SOURCE: Macaulay, Alastair. Review of King John. Financial Times (20 December 2001): 22.

[In the following review of Gregory Doran's 2001 Royal Shakespeare Company production of King John, Macaulay commends the strong performances of the cast as well as Doran's fine stewardship of the drama, but suggests that even these could not surmount the plot and pacing weaknesses inherent in Shakespeare's play.]

No Shakespeare play comes round less often than King John. And yet there's never any doubt that all of it—unlike Pericles or Henry VIII, for example—is Shakespeare's work. In every scene, the cut-and-thrust of dialogue, the wonderful alternations of plain talk and lyrical metaphor, the forcefields created simply by bringing dissimilar characters together: all this feels sheer Shakespeare.

Why don't we see King John more often? It has the most famously misquoted line in all of Shakespeare “to paint the lily and to gild refined gold” (usually rendered as “to gild the lily”—many a pedant has waxed hot on that). It has a wide selection of vivid and radically different characters: the unkingly King John with his unpredictable and drastic shifts of temper, the dead King Richard Coeur-de-Lion's impudent bastard son, the militant old Queen mother Eleanor, the furiously grieving Constance (mother of Arthur, rightful heir to the throne by rights of primogeniture), the Pope's wily Legate, eloquent King Philip of France and his highly political Dauphin son, and others.

And there are great scenes that just astound. If there's a single episode for which I would send anyone to the Royal Shakespeare Company's production of this play, it occurs in Act III, scene 4. Constance (Kelly Hunter) has never quit various forms of grief for her wronged and now abducted son Arthur, and the king of France (Geoffrey Freshwater) says to her “You are as fond of grief as of your child”—which, here, pierces with startling psychological acuity. In reply, Constance, looking calmly at him, explains promptly and quietly why he's right: “Grief fills the room up of my absent child / Lies in his bed, walks up and down with me.” A superlative speech. Hunter, an actress capable of amazing emotional intensity, is here at her most simple and heartrending.

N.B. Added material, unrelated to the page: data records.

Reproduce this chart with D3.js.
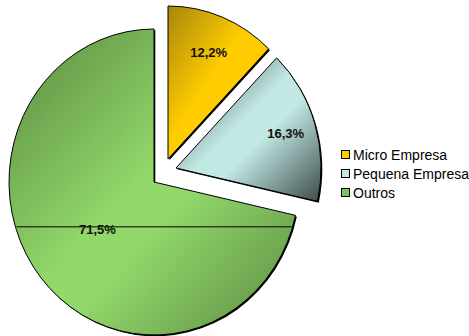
<!DOCTYPE html>
<html>
<head>
<meta charset="utf-8">
<script src="https://cdn.jsdelivr.net/npm/d3@7"></script>
<style>
  html, body { margin: 0; padding: 0; background: #ffffff; }
  svg { display: block; }
</style>
</head>
<body>
<svg id="chart" width="469" height="336"></svg>
<script>
// Chart data
const categories = ["Micro Empresa", "Pequena Empresa", "Outros"];
const shares = [12.2, 16.3, 71.5];
const valueLabels = ["12,2%", "16,3%", "71,5%"];

// Styling per slice: bright tone, dark tone of the diagonal gradient
const lightColors = ["#ffcc00", "#c2e8e4", "#92d86a"];
const darkColors = ["#a8860c", "#3c4a4a", "#5a8a42"];
const legendColors = ["#ffcc00", "#c2e8e4", "#78c658"];

const svg = d3.select("#chart");

// Pie geometry (slightly taller than wide)
const cx = 154, cy = 182, rx = 145, ry = 153;
// Exploded slice offsets
const explode = [[14, -23], [22, -14], [0, 0]];
const labelFrac = [0.75, 0.79, 0.5];

const pie = d3.pie().sort(null).value(d => d)(shares);

// Gradients: dark at top-left, bright in the middle, dark at bottom-right of each slice box
const defs = svg.append("defs");
categories.forEach((c, i) => {
  const g = defs.append("linearGradient")
    .attr("id", "grad" + i)
    .attr("x1", 0).attr("y1", 0).attr("x2", 1).attr("y2", 1);
  g.append("stop").attr("offset", "0%").attr("stop-color", darkColors[i]);
  g.append("stop").attr("offset", i === 2 ? "48%" : "45%").attr("stop-color", lightColors[i]);
  g.append("stop").attr("offset", i === 0 ? "60%" : "58%").attr("stop-color", lightColors[i]);
  g.append("stop").attr("offset", "100%").attr("stop-color", darkColors[i]);
});

// Unit-circle arc scaled into an ellipse
const arcGen = d3.arc().innerRadius(0).outerRadius(1);

const slices = svg.append("g");
pie.forEach((p, i) => {
  const [ox, oy] = explode[i];
  const g = slices.append("g")
    .attr("transform", `translate(${cx + ox},${cy + oy})`);
  const d = arcGen(p);
  // drop shadow
  g.append("path")
    .attr("d", d)
    .attr("transform", `translate(1.3,1.3) scale(${rx},${ry})`)
    .attr("fill", "#000");
  g.append("path")
    .attr("d", d)
    .attr("transform", `scale(${rx},${ry})`)
    .attr("fill", `url(#grad${i})`)
    .attr("stroke", "#000")
    .attr("stroke-width", 1)
    .attr("vector-effect", "non-scaling-stroke");
});

// Value labels
pie.forEach((p, i) => {
  const [ox, oy] = explode[i];
  const a = (p.startAngle + p.endAngle) / 2;
  const f = labelFrac[i];
  const lx = cx + ox + Math.sin(a) * rx * f;
  const ly = cy + oy - Math.cos(a) * ry * f;
  if (i === 2) {
    // leader line spanning the large slice from rim to rim
    const yLine = ly - 3;
    const dy = (yLine - cy) / ry;
    const half = rx * Math.sqrt(1 - dy * dy);
    svg.append("line")
      .attr("x1", cx - half + 1).attr("x2", cx + half - 1)
      .attr("y1", yLine).attr("y2", yLine)
      .attr("stroke", "#000").attr("stroke-width", 1);
  }
  svg.append("text")
    .attr("x", lx).attr("y", ly)
    .attr("text-anchor", "middle")
    .attr("dominant-baseline", "central")
    .attr("font-family", "Liberation Sans, Arial, sans-serif")
    .attr("font-weight", "bold")
    .attr("font-size", 13)
    .attr("fill", "#111")
    .text(valueLabels[i]);
});

// Legend
const legend = svg.append("g").attr("transform", "translate(341,155)");
categories.forEach((c, i) => {
  const row = legend.append("g").attr("transform", `translate(0,${i * 19})`);
  row.append("rect")
    .attr("x", 0.5).attr("y", -4.5)
    .attr("width", 8).attr("height", 8)
    .attr("fill", legendColors[i])
    .attr("stroke", "#000").attr("stroke-width", 1);
  row.append("text")
    .attr("x", 12).attr("y", 0)
    .attr("dominant-baseline", "central")
    .attr("font-family", "Liberation Sans, Arial, sans-serif")
    .attr("font-size", 14)
    .attr("fill", "#000")
    .text(c);
});
</script>
</body>
</html>
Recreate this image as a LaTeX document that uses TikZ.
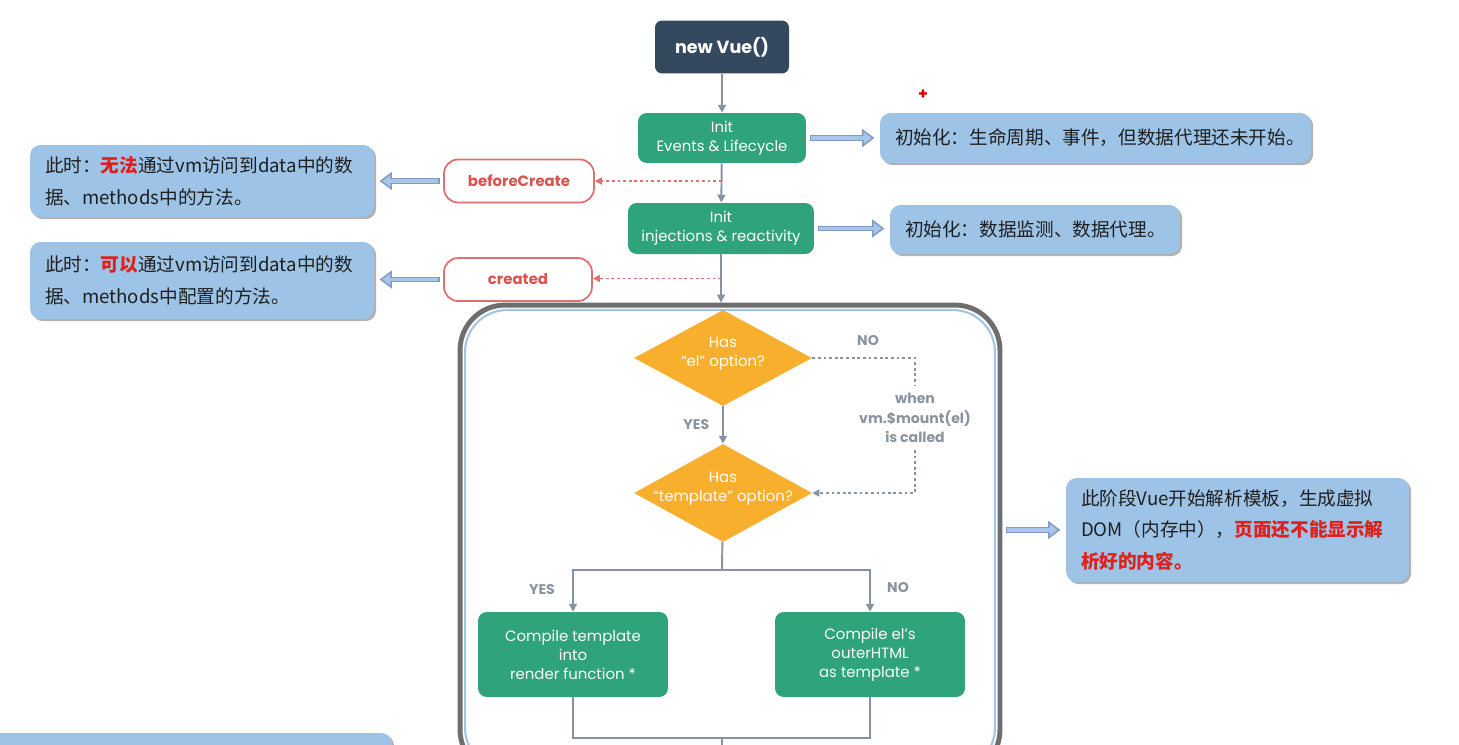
\documentclass[tikz,border=0pt]{standalone}
\usepackage{fontspec}
\setmainfont{Poppins}
\newfontfamily\cjk{Noto Sans CJK SC}
\usetikzlibrary{shapes.geometric,arrows.meta,shadows,calc}

\definecolor{vuenavy}{HTML}{34495E}
\definecolor{vuegreen}{HTML}{2FA37A}
\definecolor{vueorange}{HTML}{F8AF2E}
\definecolor{flowgray}{HTML}{8793A2}
\definecolor{hookred}{HTML}{D9534F}
\definecolor{hookline}{HTML}{E07070}
\definecolor{notefill}{HTML}{9DC3E6}
\definecolor{notered}{HTML}{E0201A}
\definecolor{arrowfill}{HTML}{A9C6E8}
\definecolor{arrowline}{HTML}{7E9CC4}
\definecolor{stagegray}{HTML}{6E6E6E}
\definecolor{stageblue}{HTML}{A4C4E4}
\definecolor{labelgray}{HTML}{8A939E}

\newcommand\redbold[1]{{\bfseries\color{notered}#1}}

\begin{document}
\begin{tikzpicture}[x=0.02cm,y=-0.02cm,
  start/.style={fill=vuenavy,rounded corners=4pt,text=white,font=\bfseries\fontsize{10}{12}\selectfont,
    minimum width=2.68cm,minimum height=1.06cm},
  stepbox/.style={fill=vuegreen,rounded corners=5pt,text=white,align=center,
    font=\fontsize{8.5}{10.8}\selectfont},
  hookbox/.style={draw=hookline,line width=1pt,fill=white,rounded corners=8pt,text=hookred,
    font=\bfseries\fontsize{8.5}{10}\selectfont,minimum width=3cm,minimum height=0.86cm},
  note/.style={fill=notefill,rounded corners=6pt,align=left,text=black!88,inner xsep=0.3cm,
    font=\cjk\fontsize{10.6}{18}\selectfont,
    drop shadow={shadow xshift=1.2pt,shadow yshift=-1.2pt,fill=black,opacity=0.3}},
  decision/.style={diamond,fill=vueorange,inner sep=0pt,minimum width=3.56cm,minimum height=1.92cm},
  asktext/.style={text=white,align=center,font=\fontsize{8.5}{10.8}\selectfont,yshift=2.6pt},
  tag/.style={text=labelgray,font=\bfseries\fontsize{8}{11}\selectfont},
  line/.style={draw=flowgray,line width=1.1pt},
  flow/.style={line,-{Triangle[length=4.5pt,width=4.5pt]}},
  hook/.style={draw=hookline,line width=1pt,dash pattern=on 1.6pt off 1.6pt,
    -{Triangle[length=4pt,width=4pt]}},
  mountline/.style={draw=flowgray,line width=1pt,dash pattern=on 1.6pt off 1.6pt},
  hollow/.style={draw=arrowline,line width=3.4pt,shorten <=2pt,shorten >=3pt,
    -{Triangle[length=7pt,width=10pt]},
    postaction={draw=arrowfill,line width=2pt,shorten <=2.7pt,shorten >=4.6pt,
      -{Triangle[length=4.6pt,width=6.6pt]}}}]

\useasboundingbox (0,0) rectangle (1459,744);
\clip (0,0) rectangle (1459,744);
\fill[white] (0,0) rectangle (1459,744);

% lifecycle start
\node (vue) at (722,47) [start] {new Vue()};
\node (ev) at (722,138) [stepbox,minimum width=3.36cm,minimum height=1cm] {Init\\Events \& Lifecycle};
\node (inj) at (721,228.5) [stepbox,minimum width=3.72cm,minimum height=1.02cm] {Init\\injections \& reactivity};
\node (cursor) at (923,95) [text=red!85!black,font=\bfseries\fontsize{9}{10}\selectfont] {+};

% hooks
\node (bc) at (519,181) [hookbox] {beforeCreate};
\node (cr) at (518,279.5) [hookbox,minimum width=2.96cm] {created};

% notes
\node (notebc) at (202,181) [note,text width=6.28cm,minimum height=1.44cm]
  {此时：\redbold{无法}通过vm访问到data中的数\\据、methods中的方法。};
\node (notecr) at (202,280.5) [note,text width=6.28cm,minimum height=1.54cm]
  {此时：\redbold{可以}通过vm访问到data中的数\\据、methods中配置的方法。};
\node (noteev) at (1095.5,138) [note,text width=8.02cm,minimum height=1cm]
  {初始化：生命周期、事件，但数据代理还未开始。};
\node (noteinj) at (1035,229.5) [note,text width=5.2cm,minimum height=0.98cm]
  {初始化：数据监测、数据代理。};
\node (notetpl) at (1237.5,530) [note,text width=6.26cm,minimum height=2.08cm]
  {此阶段Vue开始解析模板，生成虚拟\\DOM（内存中），\redbold{页面还不能显示解}\\\redbold{析好的内容。}};
\node (notenext) at (186,783) [note,minimum width=8.24cm,minimum height=2cm] {};

% template stage
\node (stage) at (730,540) [draw=stagegray,line width=2.8pt,rounded corners=0.9cm,
  minimum width=10.8cm,minimum height=9.4cm] {};
\node (stagein) at (stage.center) [draw=stageblue,line width=1.2pt,rounded corners=0.84cm,
  minimum width=10.6cm,minimum height=9.2cm] {};

\node (el) at (723,358) [decision,label={[asktext]center:{Has\\“el” option?}}] {};
\node (tpl) at (723,493) [decision,minimum height=1.96cm,
  label={[asktext]center:{Has\\“template” option?}}] {};
\node (ctpl) at (573,654.5) [stepbox,minimum width=3.8cm,minimum height=1.7cm]
  {Compile template\\into\\render function *};
\node (cel) at (870,654.5) [stepbox,minimum width=3.8cm,minimum height=1.7cm]
  {Compile el’s\\outerHTML\\as template *};
\node (mount) at (915,418) [tag,align=center,inner ysep=4pt] {when\\vm.\$mount(el)\\is called};
\node (no1) at (868,341) [tag] {NO};
\node (yes2) at (542,590) [tag] {YES};
\node (no2) at (898,588) [tag] {NO};

% connectors
\draw[flow] (vue) -- (ev);
\draw[flow] (ev) -- (inj);
\draw[flow] (inj.south) -- (inj.south |- stage.north);

\coordinate (bcfork) at ($(ev.south)!.45!(inj.north)$);
\coordinate (crfork) at ($(inj.south)!.5!(inj.south |- stage.north)$);
\draw[hook] (bcfork) -- (bcfork -| bc.east);
\draw[hook] (crfork) -- (crfork -| cr.east);

\draw[hollow] (bc.west) -- (bc.west -| notebc.east);
\draw[hollow] (cr.west) -- (cr.west -| notecr.east);
\draw[hollow] (ev.east) -- (ev.east -| noteev.west);
\draw[hollow] (inj.east) -- (inj.east -| noteinj.west);
\draw[hollow] (stage.east |- notetpl.west) -- (notetpl.west);

\draw[flow] (el) -- (tpl) node[tag,midway,left,xshift=-4pt] {YES};
\draw[mountline] (el.east) -| (mount.north);
\draw[mountline,-{Triangle[length=4pt,width=4pt]}] (mount.south) |- (tpl.east);

\coordinate (split) at (722,570);
\coordinate (join) at (722,738);
\draw[line] (tpl) -- (split);
\draw[flow] (split) -| (ctpl);
\draw[flow] (split) -| (cel);
\draw[line] (ctpl) |- (join) -| (cel);
\draw[line] (join) -- (join |- stage.south);

\end{tikzpicture}
\end{document}
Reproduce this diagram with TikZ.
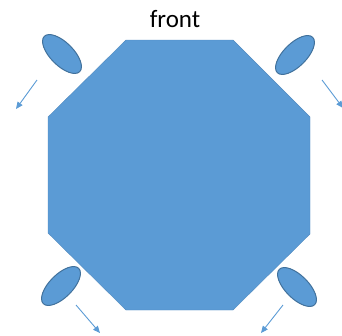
\documentclass[tikz,border=0pt]{standalone}
\usepackage{fontspec}
\setmainfont{Carlito}
\usetikzlibrary{shapes.geometric,arrows.meta}
\definecolor{ofblue}{HTML}{5B9BD5}
\definecolor{ofdark}{HTML}{41719C}
\tikzset{
  oct/.style={fill=ofblue,draw=ofblue!90!black,line width=0.4pt},
  wheel/.style={ellipse,fill=ofblue,draw=ofdark,line width=1pt,minimum width=50pt,minimum height=23pt,inner sep=0pt},
  mv/.style={draw=ofblue,line width=0.9pt,-{Triangle[length=7pt,width=6pt]}},
  lbl/.style={font=\fontsize{25}{28}\selectfont,text=black,inner sep=0pt}
}
\begin{document}
\begin{tikzpicture}[x=1pt,y=-1pt]
\useasboundingbox (0,0) rectangle (342,335);
\fill[oct] (126,40) -- (233,40) -- (310,117) -- (310,234) -- (233,310) -- (126,310) -- (48,233) -- (48,117) -- cycle;
\node[lbl,anchor=base] (front) at (175,27) {front};
\node[wheel,rotate=-45] (w1) at (62,54) {};
\node[wheel,rotate=45] (w2) at (295,55) {};
\node[wheel,rotate=45] (w3) at (61,286) {};
\node[wheel,rotate=-45] (w4) at (297,287) {};
\coordinate (a1s) at (37,80); \coordinate (a1e) at (16,109);
\coordinate (a2s) at (322,80); \coordinate (a2e) at (343,108);
\coordinate (a3s) at (76,305); \coordinate (a3e) at (100,333);
\coordinate (a4s) at (283,305); \coordinate (a4e) at (261,333);
\draw[mv] (a1s) -- (a1e);
\draw[mv] (a2s) -- (a2e);
\draw[mv] (a3s) -- (a3e);
\draw[mv] (a4s) -- (a4e);
\end{tikzpicture}
\end{document}
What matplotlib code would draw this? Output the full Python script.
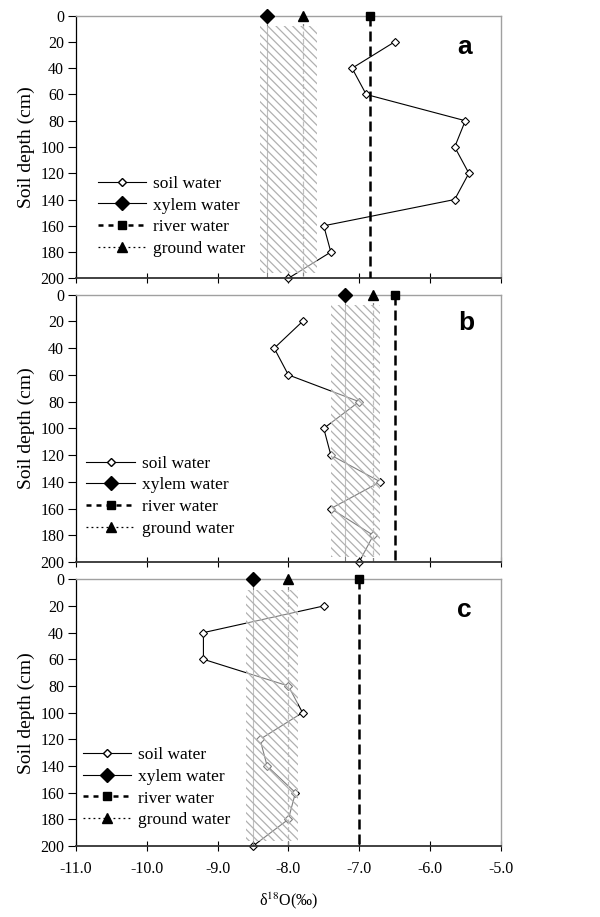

Still, even if the RSC production is good enough to make you feel that King John should come round more often, it can't make it a great play. The problem principally is to do with plot: Shakespeare's focus keeps shifting awkwardly. And Gregory Doran's production worked better in Stratford-upon-Avon's glorious Swan theatre. Now that it's arrived at the Pit, the acting is less focused, so that after the first 40 minutes we feel a drop in tension and suspense, and a good many people (myself included) are in need of an interval coffee.

But there is not a weak performance here, and at least six of the actors deserve to be written large in the annals of King John in the theatre: Guy Henry, so hilariously, pathetically ignoble and volatile as King John, the fight-loving Queen Eleanor of Alison Fiske (exaggerated in her long-breathed snarlings but mightily enjoyable), Kelly Hunter's Constance, Geoffrey Freshwater's strongly phrased account of the awkwardly placed King Philip, the personable, impish bastard of Jo Stone-Fewings, and David Collings's oily papal legate.

Not all the RSC's child actors are strong, but young Jonathan Bailey is every bit as noble, as bright and as touching as Prince Arthur should be. Stephen Brimson Lewis's designs fall gladly upon the eye. I think this is a finer production than Deborah Warner's 1988 one: its faults are Shakespeare's, but one remembers chiefly its great virtues, which are Shakespeare's too.